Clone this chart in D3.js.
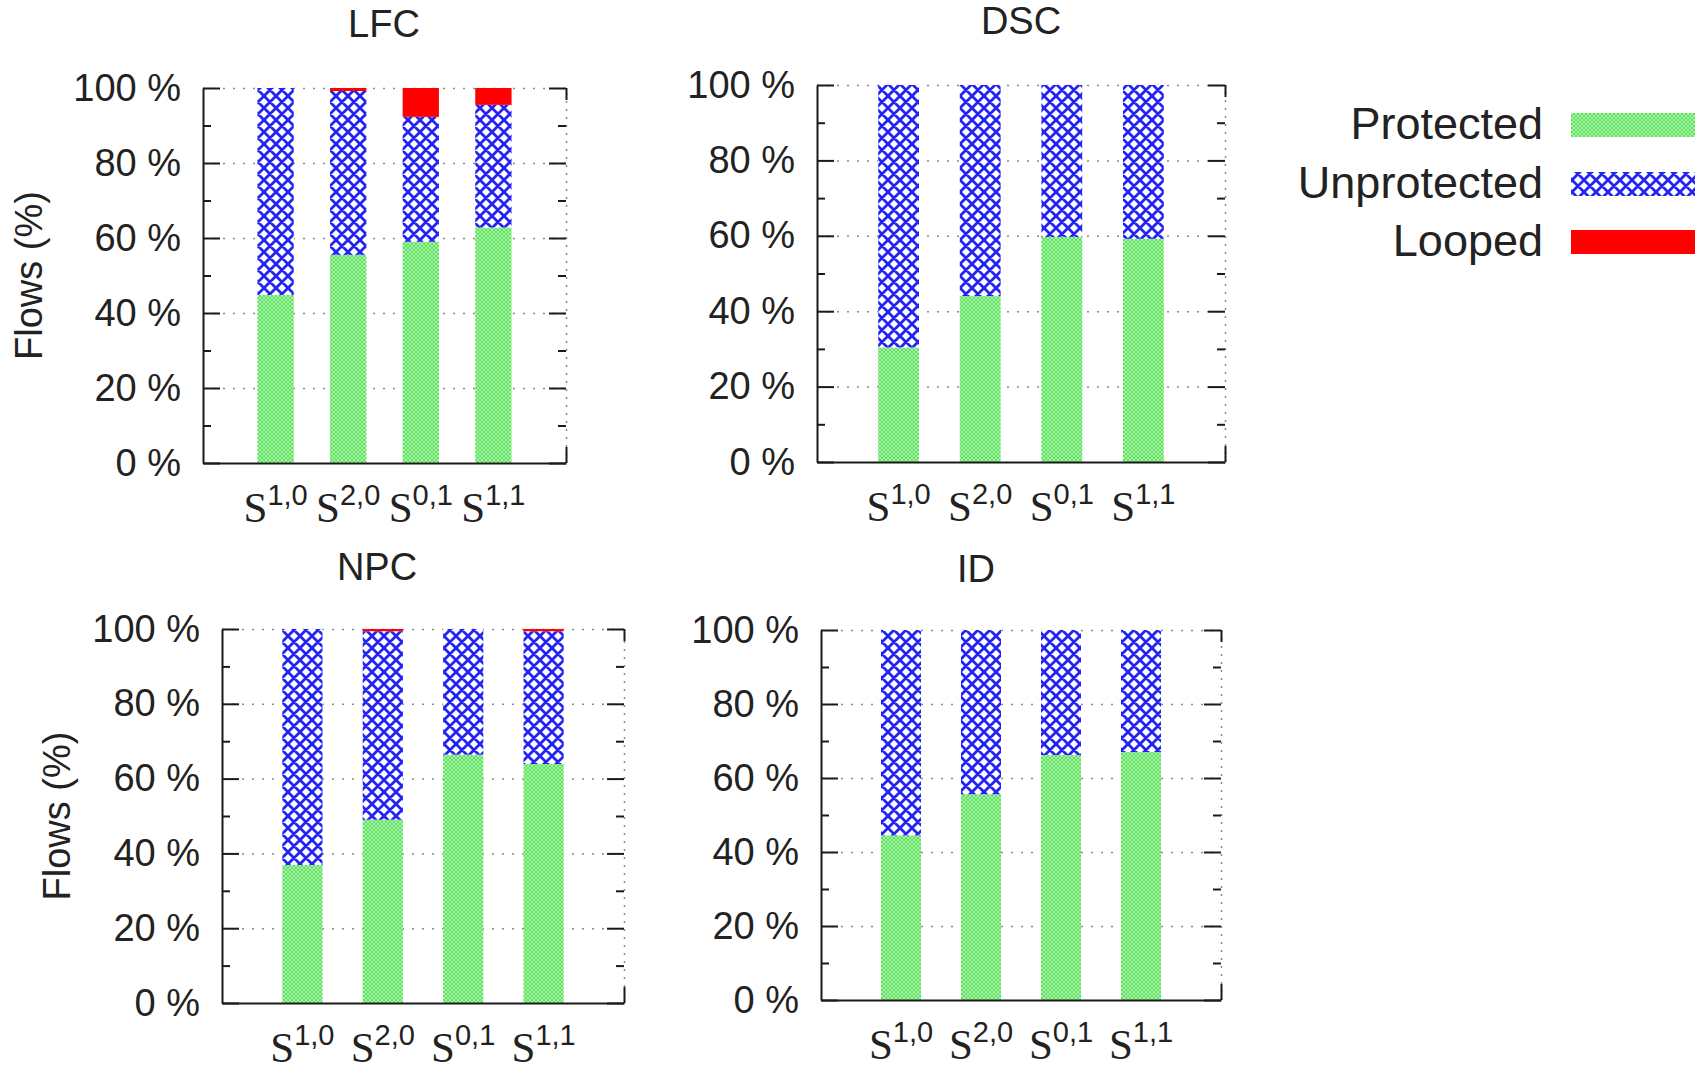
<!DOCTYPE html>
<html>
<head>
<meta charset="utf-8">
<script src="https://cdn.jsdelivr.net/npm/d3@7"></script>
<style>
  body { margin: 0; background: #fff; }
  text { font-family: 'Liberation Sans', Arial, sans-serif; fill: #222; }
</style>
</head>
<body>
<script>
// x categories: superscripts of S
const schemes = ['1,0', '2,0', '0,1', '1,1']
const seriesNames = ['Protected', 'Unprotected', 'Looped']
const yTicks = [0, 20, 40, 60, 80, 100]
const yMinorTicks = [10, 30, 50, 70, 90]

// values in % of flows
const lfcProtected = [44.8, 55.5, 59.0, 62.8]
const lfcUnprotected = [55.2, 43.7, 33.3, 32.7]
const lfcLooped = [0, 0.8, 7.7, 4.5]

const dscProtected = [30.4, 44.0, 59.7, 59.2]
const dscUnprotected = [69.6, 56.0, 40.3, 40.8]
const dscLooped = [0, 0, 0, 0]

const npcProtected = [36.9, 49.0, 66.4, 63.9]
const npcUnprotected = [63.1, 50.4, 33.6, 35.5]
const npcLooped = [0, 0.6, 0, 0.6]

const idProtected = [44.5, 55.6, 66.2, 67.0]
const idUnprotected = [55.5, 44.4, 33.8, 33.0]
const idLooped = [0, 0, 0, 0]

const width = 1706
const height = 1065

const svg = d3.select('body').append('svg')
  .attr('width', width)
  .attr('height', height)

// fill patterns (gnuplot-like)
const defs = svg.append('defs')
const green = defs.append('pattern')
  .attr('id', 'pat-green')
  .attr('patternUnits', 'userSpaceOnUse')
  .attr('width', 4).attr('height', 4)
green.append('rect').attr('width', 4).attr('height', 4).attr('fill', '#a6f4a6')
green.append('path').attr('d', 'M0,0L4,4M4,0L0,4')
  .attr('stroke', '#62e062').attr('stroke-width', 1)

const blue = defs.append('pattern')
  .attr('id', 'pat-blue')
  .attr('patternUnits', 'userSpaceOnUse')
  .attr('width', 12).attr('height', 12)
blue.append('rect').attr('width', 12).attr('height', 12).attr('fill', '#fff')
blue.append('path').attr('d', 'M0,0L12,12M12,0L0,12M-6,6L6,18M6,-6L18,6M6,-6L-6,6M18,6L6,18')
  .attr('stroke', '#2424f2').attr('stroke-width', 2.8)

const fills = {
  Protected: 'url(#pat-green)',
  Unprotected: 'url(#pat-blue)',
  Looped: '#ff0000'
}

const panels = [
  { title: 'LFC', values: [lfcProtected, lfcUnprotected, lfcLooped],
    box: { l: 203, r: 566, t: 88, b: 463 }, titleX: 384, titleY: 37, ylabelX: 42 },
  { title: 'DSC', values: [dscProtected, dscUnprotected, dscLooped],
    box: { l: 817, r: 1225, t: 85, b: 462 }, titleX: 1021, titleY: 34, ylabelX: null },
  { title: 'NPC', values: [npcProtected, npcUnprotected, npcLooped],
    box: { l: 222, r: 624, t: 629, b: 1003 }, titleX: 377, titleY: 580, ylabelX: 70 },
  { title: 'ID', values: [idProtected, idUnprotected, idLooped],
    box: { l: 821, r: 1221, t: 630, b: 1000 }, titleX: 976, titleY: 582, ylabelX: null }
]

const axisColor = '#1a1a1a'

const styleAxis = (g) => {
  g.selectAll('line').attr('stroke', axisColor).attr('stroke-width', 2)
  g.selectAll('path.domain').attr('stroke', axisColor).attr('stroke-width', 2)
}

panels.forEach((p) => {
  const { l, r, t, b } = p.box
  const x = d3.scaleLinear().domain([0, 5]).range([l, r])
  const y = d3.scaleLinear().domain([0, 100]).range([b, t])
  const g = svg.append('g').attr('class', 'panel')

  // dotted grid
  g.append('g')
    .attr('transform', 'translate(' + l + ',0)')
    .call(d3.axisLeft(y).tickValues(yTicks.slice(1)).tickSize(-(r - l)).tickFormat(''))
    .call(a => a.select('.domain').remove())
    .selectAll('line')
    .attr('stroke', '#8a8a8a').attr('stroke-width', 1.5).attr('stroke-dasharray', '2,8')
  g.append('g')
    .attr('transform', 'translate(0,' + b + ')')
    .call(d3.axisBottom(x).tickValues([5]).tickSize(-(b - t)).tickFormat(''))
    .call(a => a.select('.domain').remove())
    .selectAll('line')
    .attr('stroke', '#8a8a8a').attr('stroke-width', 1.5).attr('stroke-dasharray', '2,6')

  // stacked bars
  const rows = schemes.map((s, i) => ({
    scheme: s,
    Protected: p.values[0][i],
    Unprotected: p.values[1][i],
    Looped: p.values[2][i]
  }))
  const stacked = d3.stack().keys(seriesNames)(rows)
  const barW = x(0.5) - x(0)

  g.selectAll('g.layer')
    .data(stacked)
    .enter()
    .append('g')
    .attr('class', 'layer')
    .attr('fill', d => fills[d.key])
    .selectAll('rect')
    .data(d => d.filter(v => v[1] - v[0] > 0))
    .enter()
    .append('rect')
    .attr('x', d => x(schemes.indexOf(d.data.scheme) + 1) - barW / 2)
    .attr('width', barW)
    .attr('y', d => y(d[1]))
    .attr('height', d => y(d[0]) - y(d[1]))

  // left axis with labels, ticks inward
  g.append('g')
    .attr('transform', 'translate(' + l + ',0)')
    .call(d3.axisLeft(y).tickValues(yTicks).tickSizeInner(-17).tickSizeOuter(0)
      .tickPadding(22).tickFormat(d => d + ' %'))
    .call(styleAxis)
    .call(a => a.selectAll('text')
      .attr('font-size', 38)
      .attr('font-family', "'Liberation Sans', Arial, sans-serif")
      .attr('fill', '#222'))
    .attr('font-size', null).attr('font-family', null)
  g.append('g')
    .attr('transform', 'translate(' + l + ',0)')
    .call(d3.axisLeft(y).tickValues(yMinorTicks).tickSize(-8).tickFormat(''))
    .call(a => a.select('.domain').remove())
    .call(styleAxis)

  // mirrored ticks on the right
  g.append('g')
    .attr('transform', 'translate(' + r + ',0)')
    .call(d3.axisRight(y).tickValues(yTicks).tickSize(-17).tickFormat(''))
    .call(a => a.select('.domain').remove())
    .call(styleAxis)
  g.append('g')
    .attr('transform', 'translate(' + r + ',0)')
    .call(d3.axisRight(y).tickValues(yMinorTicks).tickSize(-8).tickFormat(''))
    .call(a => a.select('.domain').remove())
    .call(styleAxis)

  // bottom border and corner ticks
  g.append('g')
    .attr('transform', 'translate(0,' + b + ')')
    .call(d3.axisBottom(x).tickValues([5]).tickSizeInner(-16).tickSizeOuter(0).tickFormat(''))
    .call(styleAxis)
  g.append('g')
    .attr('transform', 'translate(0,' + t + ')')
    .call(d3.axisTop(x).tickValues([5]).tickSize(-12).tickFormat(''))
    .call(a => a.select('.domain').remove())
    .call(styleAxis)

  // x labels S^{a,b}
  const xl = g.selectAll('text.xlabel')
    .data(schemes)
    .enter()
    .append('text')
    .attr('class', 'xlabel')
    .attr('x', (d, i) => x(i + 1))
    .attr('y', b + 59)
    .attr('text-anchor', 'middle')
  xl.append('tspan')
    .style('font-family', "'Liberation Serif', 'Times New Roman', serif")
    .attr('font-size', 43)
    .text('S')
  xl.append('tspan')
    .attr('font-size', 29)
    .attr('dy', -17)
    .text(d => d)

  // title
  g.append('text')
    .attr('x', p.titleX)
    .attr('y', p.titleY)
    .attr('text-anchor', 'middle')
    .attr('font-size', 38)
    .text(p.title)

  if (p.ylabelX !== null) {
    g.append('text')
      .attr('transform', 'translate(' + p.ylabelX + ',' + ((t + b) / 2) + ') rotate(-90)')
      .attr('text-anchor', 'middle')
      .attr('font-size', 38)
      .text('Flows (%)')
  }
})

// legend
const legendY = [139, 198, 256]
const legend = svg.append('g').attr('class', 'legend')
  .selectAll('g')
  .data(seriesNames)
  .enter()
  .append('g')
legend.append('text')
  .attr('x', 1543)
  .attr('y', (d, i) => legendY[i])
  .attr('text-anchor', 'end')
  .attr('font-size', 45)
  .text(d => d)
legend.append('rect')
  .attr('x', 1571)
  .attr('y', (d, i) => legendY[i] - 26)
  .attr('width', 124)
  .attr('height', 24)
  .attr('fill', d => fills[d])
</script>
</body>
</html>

Requirement:
Write out the lines from the start of the material to the line with "const height = 1065", inclusive and exactly. Skip the pictures.

Task result:
Clone this chart in D3.js.
<!DOCTYPE html>
<html>
<head>
<meta charset="utf-8">
<script src="https://cdn.jsdelivr.net/npm/d3@7"></script>
<style>
  body { margin: 0; background: #fff; }
  text { font-family: 'Liberation Sans', Arial, sans-serif; fill: #222; }
</style>
</head>
<body>
<script>
// x categories: superscripts of S
const schemes = ['1,0', '2,0', '0,1', '1,1']
const seriesNames = ['Protected', 'Unprotected', 'Looped']
const yTicks = [0, 20, 40, 60, 80, 100]
const yMinorTicks = [10, 30, 50, 70, 90]

// values in % of flows
const lfcProtected = [44.8, 55.5, 59.0, 62.8]
const lfcUnprotected = [55.2, 43.7, 33.3, 32.7]
const lfcLooped = [0, 0.8, 7.7, 4.5]

const dscProtected = [30.4, 44.0, 59.7, 59.2]
const dscUnprotected = [69.6, 56.0, 40.3, 40.8]
const dscLooped = [0, 0, 0, 0]

const npcProtected = [36.9, 49.0, 66.4, 63.9]
const npcUnprotected = [63.1, 50.4, 33.6, 35.5]
const npcLooped = [0, 0.6, 0, 0.6]

const idProtected = [44.5, 55.6, 66.2, 67.0]
const idUnprotected = [55.5, 44.4, 33.8, 33.0]
const idLooped = [0, 0, 0, 0]

const width = 1706
const height = 1065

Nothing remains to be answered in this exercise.